В отношении средневековья доклад сделал шведский историк Томас Линдквист (Институт истории, Уппсальский университет). Он полагал, что историки Скандинавских стран за эти годы значительно изменили представления о собственной средневековой истории. Но он подчеркивал также, что по зарубежным оценкам это произошло при особых обстоятельствах. Постоянным негативным фактором Линдквист считает (и я с ним согласен. — Х. П.) скудость источников по скандинавскому средневековью, прежде всего письменных. Почти все они уже известны, преимущественно зарегистрированы и описаны, многие изданы. Надежда на большую архивную находку, если она у кого-то есть, по всей вероятности, так и останется мечтой. В шведских архивах, например, хранится меньше средневековых грамот, чем в каком-либо небольшом провинциальном архиве Великобритании или Италии. Положение с источниками, касающимися Дании, лишь чуть лучше.

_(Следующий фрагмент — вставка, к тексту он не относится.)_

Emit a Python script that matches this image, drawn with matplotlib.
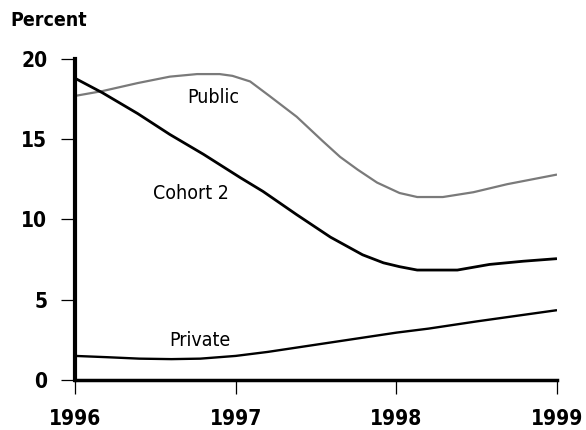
import matplotlib.pyplot as plt
from matplotlib import font_manager

# readings for each series (year, percent)
public_years = [1996.0, 1996.17, 1996.39, 1996.59, 1996.76, 1996.9, 1996.98, 1997.09,
                1997.21, 1997.38, 1997.54, 1997.65, 1997.76, 1997.88, 1998.02, 1998.13,
                1998.29, 1998.48, 1998.69, 1999.0]
public_vals = [17.7, 18.0, 18.5, 18.9, 19.06, 19.06, 18.95, 18.6,
               17.7, 16.4, 14.9, 13.9, 13.1, 12.3, 11.65, 11.4,
               11.4, 11.7, 12.2, 12.8]

cohort_years = [1996.0, 1996.17, 1996.39, 1996.59, 1996.8, 1997.03, 1997.17, 1997.38,
                1997.59, 1997.79, 1997.92, 1998.02, 1998.13, 1998.38, 1998.58, 1998.79,
                1999.0]
cohort_vals = [18.8, 17.9, 16.6, 15.3, 14.06, 12.6, 11.75, 10.3,
               8.9, 7.8, 7.3, 7.06, 6.85, 6.85, 7.2, 7.4,
               7.56]

private_years = [1996.0, 1996.2, 1996.4, 1996.6, 1996.78, 1997.0, 1997.2, 1997.4, 1997.6,
                 1997.8, 1998.0, 1998.2, 1998.5, 1998.75, 1999.0]
private_vals = [1.5, 1.42, 1.33, 1.3, 1.33, 1.5, 1.75, 2.05, 2.35,
                2.65, 2.95, 3.2, 3.65, 4.0, 4.35]

year_ticks = [1996, 1997, 1998, 1999]
pct_ticks = [0, 5, 10, 15, 20]

# prefer a narrow sans face when one is installed
fonts = font_manager.fontManager.ttflist
narrow = [f.name for f in fonts if f.name == 'Liberation Sans Narrow']
cond = [f for f in fonts if f.name == 'DejaVu Sans' and f.stretch == 'condensed']
if narrow:
    plt.rcParams['font.family'] = ['Liberation Sans Narrow', 'DejaVu Sans']
elif cond:
    plt.rcParams['font.family'] = ['DejaVu Sans']
    plt.rcParams['font.stretch'] = 'condensed'
else:
    plt.rcParams['font.family'] = ['Liberation Sans', 'DejaVu Sans']

fig = plt.figure(figsize=(5.86, 4.30), dpi=100)
ax = fig.add_axes([0.128, 0.1163, 0.8225, 0.7465])

ax.plot(public_years, public_vals, color='#7a7a7a', lw=1.6, solid_capstyle='butt')
ax.plot(cohort_years, cohort_vals, color='black', lw=2.0, solid_capstyle='butt')
ax.plot(private_years, private_vals, color='black', lw=1.7, solid_capstyle='butt')

ax.text(1996.86, 17.6, 'Public', fontsize=14, ha='center', va='center')
ax.text(1996.72, 11.6, 'Cohort 2', fontsize=14, ha='center', va='center')
ax.text(1996.78, 2.45, 'Private', fontsize=14, ha='center', va='center')

ax.set_xlim(1996, 1999)
ax.set_ylim(0, 20)
ax.set_xticks(year_ticks)
ax.set_yticks(pct_ticks)
ax.tick_params(axis='both', direction='out', length=10, width=0.9, labelsize=15)
ax.tick_params(axis='x', pad=11)
ax.tick_params(axis='y', pad=10)
for lab in ax.get_xticklabels() + ax.get_yticklabels():
    lab.set_fontweight('bold')

for side in ['top', 'right']:
    ax.spines[side].set_visible(False)
ax.spines['left'].set_linewidth(3.0)
ax.spines['bottom'].set_linewidth(2.5)

fig.text(0.017, 0.953, 'Percent', fontsize=14, fontweight='bold', va='center')

fig.savefig('out.png', dpi=100)
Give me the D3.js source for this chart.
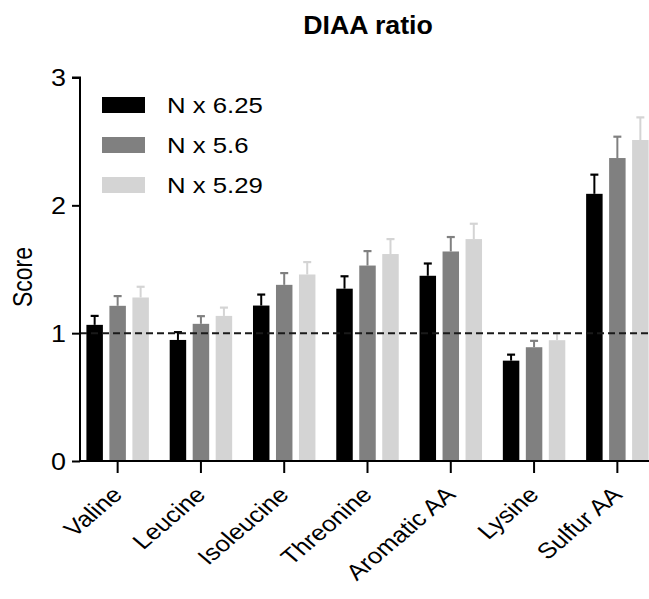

По оценке Линдквиста, скандинавские историки реагируют на постоянную скудость источников двумя различными способами, которые, скорее всего, противоречат друг другу: либо интенсивно обсуждают один или несколько источников, либо занимаются общими историческими теориями на уровне синтеза. Несомненно, на уровне синтеза представляются возможности создавать нечто новое, используя новые точки зрения и привлекая новую теорию. Что касается эмпирического уровня, то последние поколения медиевистов обогатили его, видимо, единственно за счет обширных археологических раскопок, давших обильный материал1.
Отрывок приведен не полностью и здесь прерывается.